At the time I had these experiences it was hard for me to imagine that I would have actually chosen the circumstances I was born into. Did I really choose an alcoholic abandoning father and the shame, poverty and hardship that went with it? Did I know that my mother would be in and out of mental hospitals, resulting in the family being split up and billeted out to mostly unwilling hosts? Most vexing of all, did I know that I would fall prey to a paedophile uncle resulting in emotional problems that would take most of my life to sort out? I don’t have a satisfactory answer to these questions because it is obvious to me that individual choice is limited by the complexities with which lives intersect both psychically and physically. What I do know is that as I have worked through the tsunami of unconscious contents that was unleashed 23 years ago, life is making sense in a way that I never imagined possible when I was in denial of my soul life.

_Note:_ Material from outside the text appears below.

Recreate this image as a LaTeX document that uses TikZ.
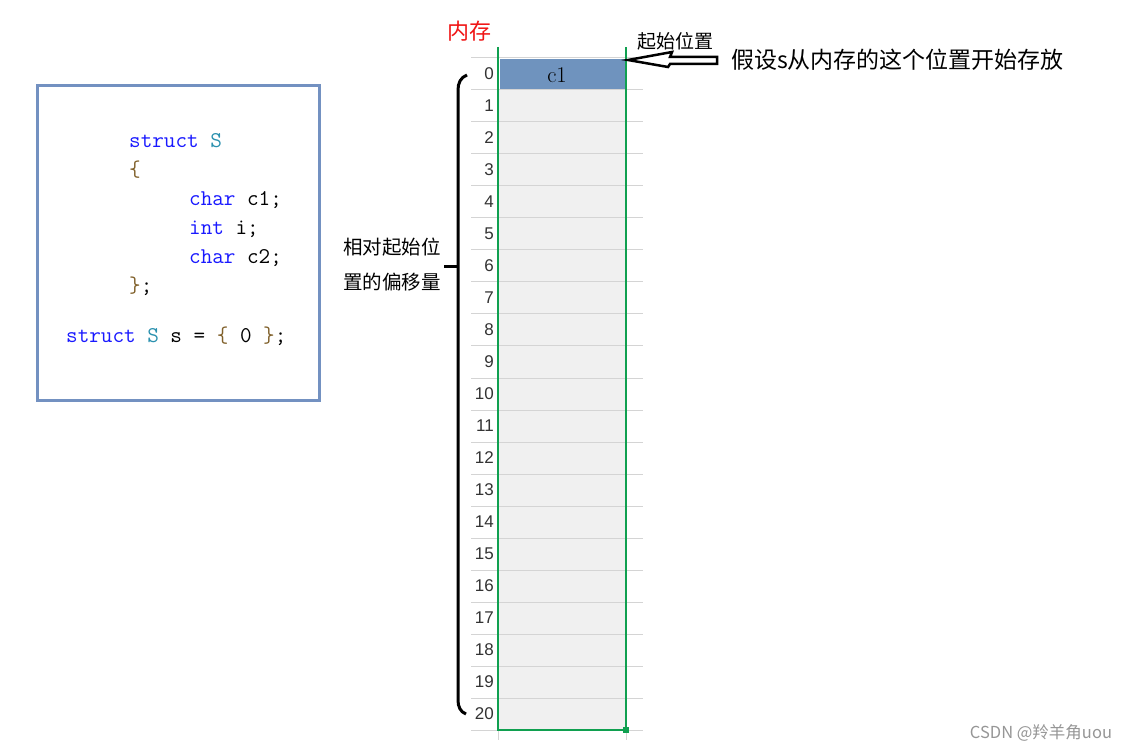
\documentclass[tikz,border=0pt]{standalone}
\usepackage{fontspec}
\newfontfamily\cjk{Noto Sans CJK SC}
\newfontfamily\numfont{Liberation Sans}
\usetikzlibrary{positioning}
\definecolor{memgreen}{RGB}{16,160,80}
\definecolor{gridgrey}{RGB}{212,212,212}
\definecolor{cellgrey}{RGB}{240,240,240}
\definecolor{cellblue}{RGB}{111,147,190}
\definecolor{boxblue}{RGB}{115,145,193}
\definecolor{kwblue}{RGB}{25,25,255}
\definecolor{typeteal}{RGB}{43,145,175}
\definecolor{bracebrown}{RGB}{128,96,42}
\definecolor{markgrey}{RGB}{150,150,150}
\definecolor{numgrey}{RGB}{51,51,51}
\definecolor{memred}{RGB}{240,20,20}
\newcommand{\kw}[1]{\textcolor{kwblue}{#1}}
\newcommand{\ty}[1]{\textcolor{typeteal}{#1}}
\newcommand{\br}[1]{\textcolor{bracebrown}{#1}}
\tikzset{
  code/.style={font=\fontsize{22.5}{24}\selectfont\ttfamily, anchor=base west, inner sep=0pt},
  cjktext/.style={font=\fontsize{#1}{#1}\selectfont\cjk, inner sep=0pt},
  rownum/.style={font=\fontsize{17}{17}\selectfont\numfont, text=numgrey, anchor=east, inner sep=0pt},
  gridline/.style={draw=gridgrey, line width=1pt},
  memline/.style={draw=memgreen, line width=2pt},
  bracket/.style={draw=black, line width=3pt},
  hollowarrow/.style={draw=black, line width=2.5pt, line join=miter, fill=white},
}
\begin{document}
\begin{tikzpicture}[x=1pt,y=-1pt]
  \useasboundingbox[fill=white] (0,0) rectangle (1130,751);
  % code box
  \draw[boxblue, line width=3pt] (37,86) rectangle (319,400);
  \node[code] (l1) at (129,148) {\kw{struct} \ty{S}};
  \node[code] (l2) at (129,177) {\br{\{}};
  \node[code] (l3) at (189,206) {\kw{char} c1;};
  \node[code] (l4) at (189,235) {\kw{int} i;};
  \node[code] (l5) at (189,264) {\kw{char} c2;};
  \node[code] (l6) at (129,293) {\br{\}};};
  \node[code] (l7) at (66,342) {\kw{struct} \ty{S} s = \br{\{} 0 \br{\}};};
  % memory cells
  \fill[cellgrey] (499,90) rectangle (626,730);
  \foreach \i in {0,...,21}{
    \draw[gridline] (471,{58+32*\i}) -- (643,{58+32*\i});
  }
  \fill[cellblue] (500,59.5) rectangle (625,89.5);
  \foreach \i in {0,...,20}{
    \node[rownum] (r\i) at (494,{74+32*\i}) {\i};
  }
  \draw[gridline] (498,730) -- (498,740);
  \draw[gridline] (626,730) -- (626,740);
  \node[font=\fontsize{22.5}{22.5}\selectfont, inner sep=0pt] (c1) at (557,75) {c1};
  \coordinate (tl) at (498,47);
  \coordinate (tr) at (626,47);
  \draw[memline] (tl) -- (498,730) -- (626,730) -- (tr);
  \fill[memgreen] (623,727) rectangle (629,733);
  \node[cjktext=22, text=memred] (mem) at (469,31) {内存};
  % start position
  \node[cjktext=19] (start) at (675,41) {起始位置};
  \coordinate (tip) at (628,60);
  \draw[hollowarrow] (tip) -- ++(44,-8) -- ++(-2,5) -- ++(47,0) -- ++(0,7) -- ++(-47,0) -- ++(-2,3) -- cycle;
  \node[cjktext=23, anchor=west] (note) at (731,60) {假设s从内存的这个位置开始存放};
  % offset bracket
  \coordinate (btop) at (467,75);
  \coordinate (bbot) at (466,714);
  \coordinate (bmid) at (458,267);
  \draw[bracket] (btop) to[out=200,in=90] (458,90) -- (458,700) to[out=-90,in=160] (bbot);
  \draw[bracket] (bmid) -- ++(-14,0);
  \node[cjktext=19.5] (off1) at (392,247) {相对起始位};
  \node[cjktext=19.5] (off2) at (392,282) {置的偏移量};
  % watermark
  \node[cjktext=16.5, text=markgrey] (mark) at (1041,733) {CSDN @羚羊角uou};
\end{tikzpicture}
\end{document}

One of the real gifts of taking dreamwork seriously is that every life event, whether it happens in some form on the inner planes or in outer life, can be interpreted symbolically. A universally effective way of interpreting dreams is to regard the dream characters as being aspects of one’s self and that is the way I regarded both the energetic figure and my mother initially in order to make sense of them. In Jungian terms, in general, a figure of the same sex is regarded as a shadow figure and the opposite sex is regarded as the animus (or anima in the case of a male dreamer). In that view, the vision of my mother could have been a metaphor for me loving myself and giving birth to myself and the encounter with Christ could have been a meeting with my animus in its positive aspect. I have looked at these events every which way over the years and the way I understand them has changed as I have grown and changed and may continue to do so but regardless of any symbolic interpretation, I can’t help but regard them as having an objective reality. I do believe that I chose to be with my mother and I did have a real encounter with the being I know as Christ and these experiences helped to anchor me at a time when I was really struggling with ‘the point of it all.’ At the time, as numinous as it was and as inspiring as it was, I had a lot of resistance that prevented me from being able to fully accept and therefore integrate the meeting with the energetic being I perceived as Christ. The biggest blocks were ambivalence about the reality of this figure and distrust of the religion he represented. It has taken all this time to work through these issues but all the while the dreams have been guiding me and I do feel that the figure I met is working with me through them and has been with me all along.